To be clear, scenario #2 doesn’t give the first person permission to say, “You’re the over-sensitive one, so chill out” any more than it gives the second person permission to say to the “offender,” “You’re a creep.”

So if it doesn’t give us permission to do that, what does it give us permission to do? Agree to disagree? Accept and understand without agreement? 

Sure, the resolution there isn’t as pretty as “forgive and forget,” but it’s a heck of a lot more powerful — and healthier for everyone in the long run, both the individuals and your organization. Because what we’re talking about here is not letting people get away with harassment.
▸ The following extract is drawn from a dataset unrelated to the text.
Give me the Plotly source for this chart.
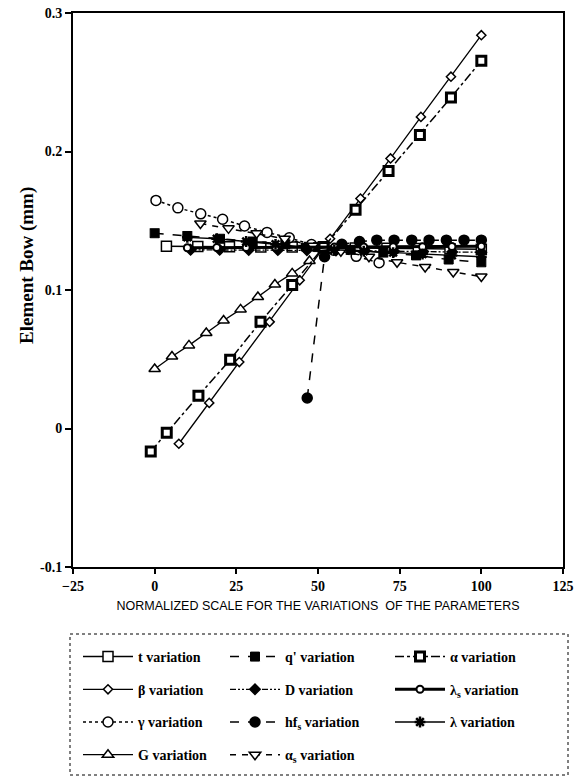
import plotly.graph_objects as go

# ---- data ----
t_x = [3.6, 13.2, 22.9, 32.5, 42.1, 51.8, 61.4, 71.1, 80.7, 90.4, 100]
t_y = [0.1316, 0.1314, 0.1313, 0.1311, 0.1310, 0.1306, 0.1304, 0.1302, 0.1300, 0.1298, 0.1295]

q_x = [0, 10, 20, 30, 40, 50, 60, 70, 80, 90, 100]
q_y = [0.141, 0.139, 0.137, 0.135, 0.133, 0.131, 0.129, 0.127, 0.125, 0.122, 0.120]

alpha_x = [-1.2, 3.7, 13.4, 23.1, 32.4, 42.1, 51.7, 61.5, 71.6, 81.2, 90.7, 100]
alpha_y = [-0.0166, -0.003, 0.0236, 0.0496, 0.077, 0.1036, 0.131, 0.158, 0.186, 0.212, 0.239, 0.2655]

beta_x = [7.4, 16.7, 25.9, 35.2, 44.4, 53.7, 63, 72.2, 81.5, 90.7, 100]
beta_y = [-0.011, 0.0185, 0.048, 0.077, 0.107, 0.137, 0.166, 0.195, 0.225, 0.254, 0.284]

d_x = [11, 19.9, 28.8, 37.7, 46.6, 55.5, 64.4, 73.3, 82.2, 91.1, 100]
d_y = [0.1290, 0.1290, 0.1289, 0.1288, 0.1287, 0.1285, 0.1283, 0.1280, 0.1278, 0.1275, 0.1272]

ls_x = [10, 19, 28, 37, 46, 55, 64, 73, 82, 91, 100]
ls_y = [0.1305, 0.1306, 0.1307, 0.1308, 0.1309, 0.1310, 0.1311, 0.1312, 0.1313, 0.1314, 0.1315]

gamma_x = [0.4, 7.1, 14.1, 20.8, 27.5, 34.4, 41.2, 48, 54.8, 61.7, 68.7]
gamma_y = [0.1647, 0.1593, 0.155, 0.1511, 0.1462, 0.1416, 0.1377, 0.1328, 0.1287, 0.1243, 0.1197]

hfs_x = [46.7, 52, 57.3, 62.7, 68, 73.3, 78.7, 84, 89.3, 94.7, 100]
hfs_y = [0.022, 0.124, 0.133, 0.135, 0.136, 0.136, 0.136, 0.136, 0.136, 0.136, 0.136]

lam_x = [10, 19, 28, 37, 46, 55, 64, 73, 82, 91, 100]
lam_y = [0.138, 0.137, 0.135, 0.133, 0.131, 0.129, 0.128, 0.127, 0.126, 0.125, 0.124]

g_x = [0, 5.3, 10.5, 15.8, 21.1, 26.3, 31.6, 36.8, 42.1, 47.4]
g_y = [0.043, 0.052, 0.060, 0.069, 0.078, 0.086, 0.095, 0.104, 0.112, 0.121]

as_x = [14, 22.6, 31.2, 39.8, 48.4, 57, 65.6, 74.2, 82.8, 91.4, 100]
as_y = [0.148, 0.1445, 0.141, 0.137, 0.132, 0.128, 0.124, 0.120, 0.1166, 0.113, 0.1097]

x_ticks = [-25, 0, 25, 50, 75, 100, 125]
y_ticks = [-0.1, 0, 0.1, 0.2, 0.3]
y_tick_labels = ["-0.1", "0", "0.1", "0.2", "0.3"]

# ---- figure ----
fig = go.Figure()

def add(x, y, name, legend, dash, width, symbol, msize, mcolor="white", mline="black", mlw=1.5):
    fig.add_trace(go.Scatter(
        x=x, y=y, name=name, legend=legend, legendgroup=name,
        mode="lines+markers",
        line=dict(color="black", width=width, dash=dash),
        marker=dict(symbol=symbol, size=msize, color=mcolor,
                    line=dict(color=mline, width=mlw)),
    ))

# column 1
add(t_x, t_y, "t variation", "legend", "solid", 1.5, "square", 10)
add(beta_x, beta_y, "β variation", "legend", "solid", 1.3, "diamond", 7)
add(gamma_x, gamma_y, "γ variation", "legend", "dot", 1.5, "circle", 10)
add(g_x, g_y, "G variation", "legend", "solid", 1.3, "triangle-up", 10)
# column 2
add(q_x, q_y, "q' variation", "legend2", "dash", 1.5, "square-x", 9, mcolor="black", mline="black", mlw=1)
add(d_x, d_y, "D variation", "legend2", "6px,2px,2px,2px,2px,2px", 1.3, "diamond", 8, mcolor="black")
add(hfs_x, hfs_y, "hf<sub>s</sub> variation", "legend2", "dash", 1.5, "circle", 10, mcolor="black")
add(as_x, as_y, "α<sub>s</sub> variation", "legend2", "6px,6px", 1.5, "triangle-down", 10)
# column 3
add(alpha_x, alpha_y, "α variation", "legend3", "dashdot", 1.5, "square", 9, mlw=3)
add(ls_x, ls_y, "λ<sub>s</sub> variation", "legend3", "solid", 3, "circle", 7, mlw=2)
add(lam_x, lam_y, "λ variation", "legend3", "solid", 1.3, "asterisk-open", 9, mcolor="black", mlw=2.5)

W, H = 575, 776
PLOT_L, PLOT_R, PLOT_T, PLOT_B = 73, 563, 13, 567   # pixels
ML = PLOT_L
MR = W - PLOT_R
MT = PLOT_T
MB = H - PLOT_B
pw = W - ML - MR
ph = H - MT - MB

def px(x):
    return (x - ML) / pw

def py(y):
    return (H - MB - y) / ph

legend_font = dict(family="Liberation Serif", size=14, color="black", weight="bold")
leg_common = dict(orientation="v", xanchor="left", yanchor="top",
                  bgcolor="rgba(0,0,0,0)", font=legend_font, itemwidth=50,
                  traceorder="grouped", tracegroupgap=11.5, borderwidth=0)

fig.update_layout(
    width=W, height=H,
    margin=dict(l=ML, r=MR, t=MT, b=MB, autoexpand=False),
    paper_bgcolor="white", plot_bgcolor="white",
    showlegend=True,
    legend=dict(x=px(78), y=py(641), **leg_common),
    legend2=dict(x=px(225), y=py(641), **leg_common),
    legend3=dict(x=px(390), y=py(641), **leg_common),
    xaxis=dict(
        range=[-25, 125], tickmode="array", tickvals=x_ticks,
        ticks="outside", ticklen=5, tickwidth=1.5, tickcolor="black",
        showline=True, linecolor="black", linewidth=2, mirror=True,
        showgrid=False, zeroline=False, automargin=False,
        ticklabeloverflow="allow",
        tickfont=dict(family="Liberation Serif", size=14, color="black", weight="bold"),
        title=dict(text="NORMALIZED SCALE FOR THE VARIATIONS  OF THE PARAMETERS",
                   font=dict(family="Liberation Sans", size=12.5, color="black"),
                   standoff=8),
    ),
    yaxis=dict(
        range=[-0.1, 0.3], tickmode="array", tickvals=y_ticks, ticktext=y_tick_labels,
        ticks="outside", ticklen=6, tickwidth=1.5, tickcolor="black",
        showline=True, linecolor="black", linewidth=2, mirror=True,
        showgrid=False, zeroline=False, automargin=False,
        ticklabeloverflow="allow",
        tickfont=dict(family="Liberation Serif", size=14, color="black", weight="bold"),
    ),
    annotations=[dict(text="Element Bow (mm)", textangle=-90, showarrow=False,
                      xref="paper", yref="paper", x=px(27), y=py(266),
                      xanchor="center", yanchor="middle",
                      font=dict(family="Liberation Serif", size=19, color="#000000", weight="bold"))],
    shapes=[dict(type="rect", xref="paper", yref="paper",
                 x0=px(70), x1=px(568),
                 y0=py(775), y1=py(634),
                 line=dict(color="black", width=1, dash="dot"))],
)

fig.write_html(
    "out.html",
    config={"displayModeBar": False},
    post_script="document.body.style.margin='0';document.body.style.overflow='hidden';",
)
We’re talking about setting expectations and cultural shifts that move us toward dialogue and understanding instead of always bringing our peers up on charges of impropriety and having them formally punished. (Again, I’m talking about the shades of gray issues here, NOT the clear acts of physical, sexual, and verbal harassment committed with the intention of intimidation and hurt.) 

I realize that this is a messy, complicated subject. And while it would be nice to reach some sort of tidy conclusion here, these issues really deserve a place in ongoing conversations, in the pursuit of continually being better (if not perfect). I hope I’ve, perhaps, helped you consider more nuance and think more critically about all of this than you did before. I certainly know I’m a work in progress.